Schwerbehinderte Menschen mit außergewöhnlicher Gehbehinderung, die zur Erledigung ihrer täglichen Abläufe auf Parkerleichterungen angewiesen sind, müssen bestimmte Diagnosen erfüllen, um in ihrem Schwerbehindertenausweis das benötigte Merkzeichen „aG“, das bedeutet außergewöhnlich gehbehindert, oder das Merkzeichen „Bl“, das bedeutet blind, zu bekommen.
Nur durch die Eintragung im Ausweis durch das Versorgungsamt werden Parkerleichterungen durch Ausnahmegenehmigungen tatsächlich gewährt. Somit ist diese Personengruppe von bestimmten Vorschriften der Straßenverkehrsordnung befreit. Dazu gehört zum Beispiel das Parken an Parkuhren und ––––––– *) Von der Rednerin nicht überprüft.
Parkscheinautomaten ohne Gebühr und zeitliche Beschränkung, an Stellen, an denen das eingeschränkte Halteverbot angeordnet ist, bis zu drei Stunden zu parken, in Fußgängerzonen, in denen das Be- und Entladen für bestimmte Zeiten freigegeben ist, während der Ladezeit zu parken, in der Nähe von Behörden, Krankenhäusern, des Arbeitsplatzes oder auch am Wohnort.

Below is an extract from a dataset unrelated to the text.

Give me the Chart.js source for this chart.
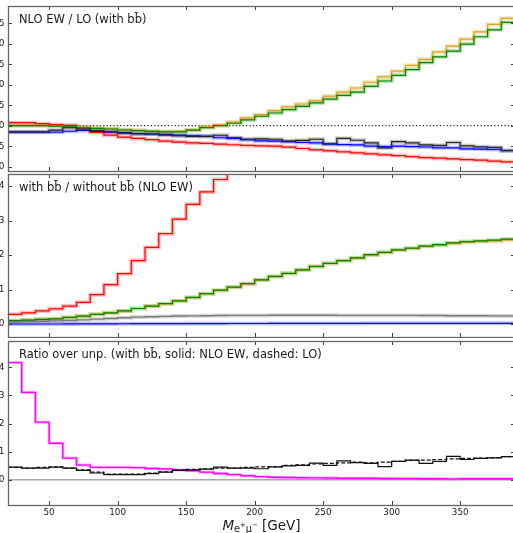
<!DOCTYPE html>
<html>
<head>
<meta charset="utf-8">
<script src="https://cdn.jsdelivr.net/npm/chart.js@4"></script>
<style>
  html, body { margin: 0; padding: 0; background: #fff; overflow: hidden; width: 513px; height: 533px; position: relative; }
  canvas { position: absolute; left: -40px; }
</style>
</head>
<body>
<canvas id="p1" width="560" height="173" style="top:0px"></canvas>
<canvas id="p2" width="560" height="165" style="top:173px"></canvas>
<canvas id="p3" width="560" height="194" style="top:339px"></canvas>
<script>
// bin edges in GeV (37 bins of 10 GeV)
const BIN_EDGES = [20, 30, 40, 50, 60, 70, 80, 90, 100, 110, 120, 130, 140, 150, 160, 170, 180, 190, 200,
  210, 220, 230, 240, 250, 260, 270, 280, 290, 300, 310, 320, 330, 340, 350, 360, 370, 380, 390];
const X_TICKS = [50, 100, 150, 200, 250, 300, 350];

// panel 1: NLO EW / LO (with bb)
const P1_TICKS = [0.90, 0.95, 1.00, 1.05, 1.10, 1.15, 1.20, 1.25];
const P1_GOLD = [1.001, 1.001, 1.001, 1.000, 0.998, 0.996, 0.994, 0.9925, 0.990, 0.9885, 0.987, 0.986, 0.986,
  0.990, 0.997, 1.002, 1.009, 1.019, 1.027, 1.037, 1.046, 1.053, 1.061, 1.072, 1.082, 1.092, 1.106, 1.119,
  1.133, 1.147, 1.162, 1.180, 1.194, 1.211, 1.229, 1.247, 1.262];
const P1_GREEN = [1.000, 1.000, 1.000, 0.999, 0.9975, 0.995, 0.9935, 0.992, 0.9895, 0.988, 0.986, 0.985, 0.985,
  0.989, 0.9955, 1.000, 1.006, 1.014, 1.023, 1.031, 1.039, 1.047, 1.0555, 1.065, 1.074, 1.082, 1.096, 1.109,
  1.123, 1.137, 1.154, 1.168, 1.182, 1.199, 1.217, 1.234, 1.252];
const P1_RED = [1.0074, 1.0074, 1.005, 1.0025, 1.001, 0.995, 0.9836, 0.977, 0.972, 0.969, 0.966, 0.9625, 0.960,
  0.958, 0.957, 0.955, 0.9535, 0.952, 0.951, 0.950, 0.9478, 0.9444, 0.9412, 0.9387, 0.9363, 0.9338, 0.9314,
  0.9289, 0.9272, 0.9248, 0.9223, 0.9208, 0.9191, 0.9174, 0.9159, 0.9135, 0.9118];
const P1_BLUE = [0.984, 0.984, 0.984, 0.984, 0.9865, 0.9885, 0.987, 0.985, 0.983, 0.981, 0.980, 0.979, 0.977,
  0.9755, 0.974, 0.9706, 0.969, 0.9657, 0.963, 0.9625, 0.961, 0.959, 0.958, 0.955, 0.954, 0.953, 0.950, 0.949,
  0.950, 0.949, 0.948, 0.946, 0.946, 0.9436, 0.943, 0.942, 0.9395];
const P1_BLACK = [0.985, 0.985, 0.985, 0.989, 0.995, 0.992, 0.988, 0.985, 0.982, 0.980, 0.9797, 0.977, 0.9755,
  0.974, 0.974, 0.9767, 0.9706, 0.967, 0.968, 0.967, 0.9625, 0.964, 0.967, 0.956, 0.969, 0.9645, 0.958, 0.946,
  0.961, 0.958, 0.953, 0.952, 0.959, 0.951, 0.9485, 0.947, 0.939];

// panel 2: with bb / without bb (NLO EW)
const P2_TICKS = [0, 1, 2, 3, 4];
const P2_RED = [0.28, 0.325, 0.38, 0.44, 0.52, 0.63, 0.85, 1.14, 1.46, 1.84, 2.22, 2.62, 3.04, 3.47, 3.83, 4.19,
  4.6, null, null, null, null, null, null, null, null, null, null, null, null, null, null, null, null, null,
  null, null, null];
const P2_GREEN = [0.095, 0.115, 0.135, 0.15, 0.19, 0.23, 0.28, 0.325, 0.38, 0.45, 0.52, 0.59, 0.67, 0.77, 0.88,
  0.98, 1.07, 1.17, 1.28, 1.38, 1.47, 1.57, 1.67, 1.76, 1.84, 1.92, 2.01, 2.08, 2.15, 2.20, 2.26, 2.30, 2.35,
  2.39, 2.41, 2.43, 2.46];
const P2_GOLD = [0.095, 0.115, 0.135, 0.15, 0.19, 0.23, 0.28, 0.325, 0.38, 0.45, 0.52, 0.59, 0.67, 0.765, 0.875,
  0.975, 1.065, 1.165, 1.275, 1.375, 1.465, 1.565, 1.665, 1.755, 1.835, 1.91, 2.00, 2.07, 2.14, 2.19, 2.25,
  2.29, 2.34, 2.37, 2.39, 2.41, 2.44];
const P2_BLACK = [0.066, 0.07, 0.08, 0.09, 0.10, 0.12, 0.14, 0.16, 0.18, 0.20, 0.21, 0.22, 0.23, 0.235, 0.24,
  0.245, 0.25, 0.25, 0.25, 0.255, 0.255, 0.255, 0.255, 0.255, 0.25, 0.25, 0.25, 0.25, 0.25, 0.25, 0.245, 0.245,
  0.24, 0.24, 0.24, 0.235, 0.235];
const P2_BLUE = [0.0, 0.0, 0.0, 0.0, 0.002, 0.004, 0.005, 0.006, 0.007, 0.008, 0.009, 0.01, 0.01, 0.011, 0.012,
  0.013, 0.014, 0.015, 0.015, 0.016, 0.016, 0.017, 0.017, 0.018, 0.018, 0.018, 0.019, 0.019, 0.019, 0.02, 0.02,
  0.02, 0.02, 0.02, 0.02, 0.02, 0.02];

// panel 3: ratio over unpolarised
const P3_TICKS = [0, 1, 2, 3, 4];
const P3_MAGENTA = [4.17, 3.11, 2.05, 1.30, 0.77, 0.52, 0.44, 0.44, 0.44, 0.43, 0.40, 0.38, 0.35, 0.32, 0.27,
  0.22, 0.18, 0.14, 0.11, 0.09, 0.08, 0.07, 0.065, 0.06, 0.055, 0.05, 0.05, 0.045, 0.04, 0.04, 0.035, 0.035,
  0.03, 0.035, 0.035, 0.035, 0.035];
const P3_SOLID = [0.45, 0.41, 0.41, 0.45, 0.41, 0.33, 0.24, 0.18, 0.18, 0.18, 0.22, 0.27, 0.33, 0.35, 0.38, 0.45,
  0.41, 0.41, 0.39, 0.46, 0.49, 0.51, 0.59, 0.51, 0.67, 0.61, 0.58, 0.47, 0.65, 0.70, 0.58, 0.65, 0.83, 0.72,
  0.76, 0.78, 0.82];
const P3_DASHED = [0.44, 0.41, 0.44, 0.46, 0.41, 0.35, 0.27, 0.20, 0.20, 0.20, 0.24, 0.28, 0.34, 0.37, 0.39, 0.41,
  0.41, 0.44, 0.46, 0.46, 0.51, 0.53, 0.56, 0.58, 0.60, 0.63, 0.60, 0.63, 0.65, 0.69, 0.70, 0.72, 0.74, 0.76,
  0.77, 0.79, 0.82];

const FONT = '"DejaVu Sans", sans-serif';

// histogram points: value of bin i sits at its lower edge, last value repeated at the upper edge
function hist(vals) {
  const pts = vals.map((v, i) => ({ x: BIN_EDGES[i], y: v }));
  pts.push({ x: BIN_EDGES[BIN_EDGES.length - 1], y: vals[vals.length - 1] });
  return pts;
}

function line(vals, color, width, order, dash) {
  return { data: hist(vals), borderColor: color, borderWidth: width, stepped: 'before', order: order,
    borderDash: dash || [], pointRadius: 0, fill: false, clip: 0 };
}

function flat(v, color, width, order, dash) {
  return { data: [{ x: 20, y: v }, { x: 390, y: v }], borderColor: color, borderWidth: width, order: order,
    borderDash: dash || [], pointRadius: 0, fill: false, clip: 0 };
}

const deco = {
  id: 'deco',
  afterDatasetsDraw(chart, args, o) {
    const { ctx, chartArea: a, scales: { x, y } } = chart;
    ctx.save();
    ctx.strokeStyle = '#444';
    ctx.lineWidth = 1;
    ctx.beginPath();
    X_TICKS.forEach(v => {
      const px = Math.round(x.getPixelForValue(v)) + 0.5;
      ctx.moveTo(px, a.top); ctx.lineTo(px, a.top + 4);
      ctx.moveTo(px, a.bottom); ctx.lineTo(px, a.bottom - 4);
    });
    o.yTicks.forEach(v => {
      const py = Math.round(y.getPixelForValue(v)) + 0.5;
      ctx.moveTo(a.left, py); ctx.lineTo(a.left + 4, py);
      ctx.moveTo(a.right, py); ctx.lineTo(a.right - 4, py);
    });
    ctx.stroke();

    ctx.strokeStyle = '#666';
    ctx.lineWidth = 1.3;
    ctx.strokeRect(a.left + 0.5, a.top + 0.5, a.right - a.left, a.bottom - a.top);

    ctx.fillStyle = '#1a1a1a';
    ctx.font = '11.5px ' + FONT;
    ctx.textBaseline = 'alphabetic';
    ctx.textAlign = 'left';
    ctx.fillText(o.title, a.left + 11, a.top + 17);

    if (o.xTitle) {
      const parts = [
        { t: 'M', f: 'italic 13.5px ' + FONT, dy: 0 },
        { t: 'e', f: '9.8px ' + FONT, dy: 2 },
        { t: '+', f: '6.8px ' + FONT, dy: -3 },
        { t: '\u03bc', f: '9.8px ' + FONT, dy: 2 },
        { t: '\u2212', f: '6.8px ' + FONT, dy: -3 },
        { t: ' [GeV]', f: '13.5px ' + FONT, dy: 0 }
      ];
      let total = 0;
      parts.forEach(p => { ctx.font = p.f; p.w = ctx.measureText(p.t).width; total += p.w; });
      let cx = (a.left + a.right) / 2 - total / 2;
      const base = a.bottom + 25;
      parts.forEach(p => { ctx.font = p.f; ctx.fillText(p.t, cx, base + p.dy); cx += p.w; });
    }
    ctx.restore();
  }
};

function panel(id, cfg) {
  const el = document.getElementById(id);
  return new Chart(el.getContext('2d'), {
    type: 'line',
    data: { datasets: cfg.datasets },
    options: {
      responsive: false,
      animation: false,
      events: [],
      layout: { padding: cfg.padding },
      plugins: {
        legend: { display: false },
        tooltip: { enabled: false },
        deco: { title: cfg.title, yTicks: cfg.yTicks, xTitle: cfg.showX }
      },
      scales: {
        x: {
          type: 'linear', min: 20, max: 390,
          afterBuildTicks: s => { s.ticks = X_TICKS.map(v => ({ value: v })); },
          afterFit: s => { s.height = cfg.showX ? 28 : 0; s.paddingLeft = 0; s.paddingRight = 0; },
          grid: { display: false, drawTicks: false },
          border: { display: false },
          ticks: { display: cfg.showX, font: { family: FONT, size: 8.8 }, color: '#222', padding: 2,
            maxRotation: 0, autoSkip: false }
        },
        y: {
          min: cfg.yMin, max: cfg.yMax,
          afterBuildTicks: s => { s.ticks = cfg.yTicks.map(v => ({ value: v })); },
          afterFit: s => { s.width = 48; s.paddingTop = 0; s.paddingBottom = 0; },
          grid: { display: false, drawTicks: false },
          border: { display: false },
          ticks: { font: { family: FONT, size: 9 }, color: '#222', padding: 3.5, callback: cfg.fmt }
        }
      }
    },
    plugins: [deco]
  });
}

panel('p1', {
  title: 'NLO EW / LO (with b\u0062\u0304)',
  yMin: 0.8895, yMax: 1.292, yTicks: P1_TICKS, fmt: v => v.toFixed(2),
  padding: { top: 6, bottom: 2, left: 0, right: 5 }, showX: false,
  datasets: [
    flat(1.0, '#222', 1.2, 20, [1.2, 2.2]),
    line(P1_RED, 'rgba(255,0,0,0.25)', 4, 12),
    line(P1_GOLD, 'rgba(218,165,32,0.3)', 4, 12),
    line(P1_GREEN, 'rgba(0,160,0,0.25)', 4, 12),
    line(P1_BLUE, 'rgba(0,0,255,0.25)', 4, 12),
    line(P1_BLACK, 'rgba(0,0,0,0.22)', 4, 12),
    line(P1_RED, '#ff0000', 1.2, 5),
    line(P1_GOLD, '#daa520', 1.2, 4),
    line(P1_GREEN, '#008000', 1.2, 3),
    line(P1_BLUE, '#0000ff', 1.2, 2),
    line(P1_BLACK, '#222222', 1.2, 1)
  ]
});

panel('p2', {
  title: 'with b\u0062\u0304 / without b\u0062\u0304 (NLO EW)',
  yMin: -0.377, yMax: 4.35, yTicks: P2_TICKS, fmt: v => String(v),
  padding: { top: 1, bottom: 1, left: 0, right: 5 }, showX: false,
  datasets: [
    line(P2_RED, 'rgba(255,0,0,0.25)', 4, 12),
    line(P2_GOLD, 'rgba(218,165,32,0.3)', 4, 12),
    line(P2_GREEN, 'rgba(0,160,0,0.25)', 4, 12),
    line(P2_BLUE, 'rgba(0,0,255,0.25)', 4, 12),
    line(P2_BLACK, 'rgba(0,0,0,0.15)', 4, 12),
    line(P2_RED, '#ff0000', 1.2, 5),
    line(P2_GOLD, '#daa520', 1.2, 4),
    line(P2_GREEN, '#008000', 1.2, 3),
    line(P2_BLUE, '#0000ff', 1.2, 2),
    line(P2_BLACK, '#7a7a7a', 1.4, 1)
  ]
});

panel('p3', {
  title: 'Ratio over unp. (with b\u0062\u0304, solid: NLO EW, dashed: LO)',
  yMin: -0.9, yMax: 4.94, yTicks: P3_TICKS, fmt: v => String(v),
  padding: { top: 2, bottom: 0, left: 0, right: 5 }, showX: true,
  datasets: [
    flat(0, '#aaaaaa', 1.5, 20),
    line(P3_MAGENTA, 'rgba(255,0,255,0.3)', 3, 12),
    line(P3_MAGENTA, '#ff00ff', 1.4, 3),
    line(P3_DASHED, '#111111', 1.2, 2, [4, 2]),
    line(P3_SOLID, '#111111', 1.2, 1)
  ]
});
</script>
</body>
</html>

Allerdings ist nur ein geringer Teil von Menschen mit einer Gehbehinderung im Besitz eines Schwerbehindertenausweises mit genau diesen Merkzeichen, welche sie dazu berechtigen, diese Park- oder Lebenserleichterungen in Anspruch zu nehmen. Schwerbehinderte, die lediglich das Merkzeichen „G“ – das bedeutet erheblich beeinträchtigt in der Bewegungsfähigkeit im Straßenverkehr – in ihrem Ausweis haben, erhalten diese Parkerleichterungen nicht, obwohl manche von ihnen durchaus vergleichbare Einschränkungen in ihrer Bewegungsfähigkeit haben. Die letztliche Feststellung einer Berechtigung von Parkerleichterungen wird durch genau festgelegte Diagnosen durch das Versorgungsamt bescheinigt, jedoch nicht an dem Grad der tatsächlichen Beeinträchtigung.
Es gab allerdings auch bisher die Möglichkeit der Gleichstellung, indem andere schwerbehinderte Menschen mit vergleichbaren Einschränkungen dem Personenkreis zugeordnet werden konnten, jedoch wurde davon offenbar nur sehr selten Gebrauch gemacht. Für manchen Schwerbehinderten mit dem Merkzeichen „G“, bei dem eine erhebliche Beeinträchtigung in der Bewegungsfähigkeit im Straßenverkehr vorliegt, heißt es dann wohl: Pech gehabt! Das, meine Damen und Herren, kann ja so wohl nicht sein!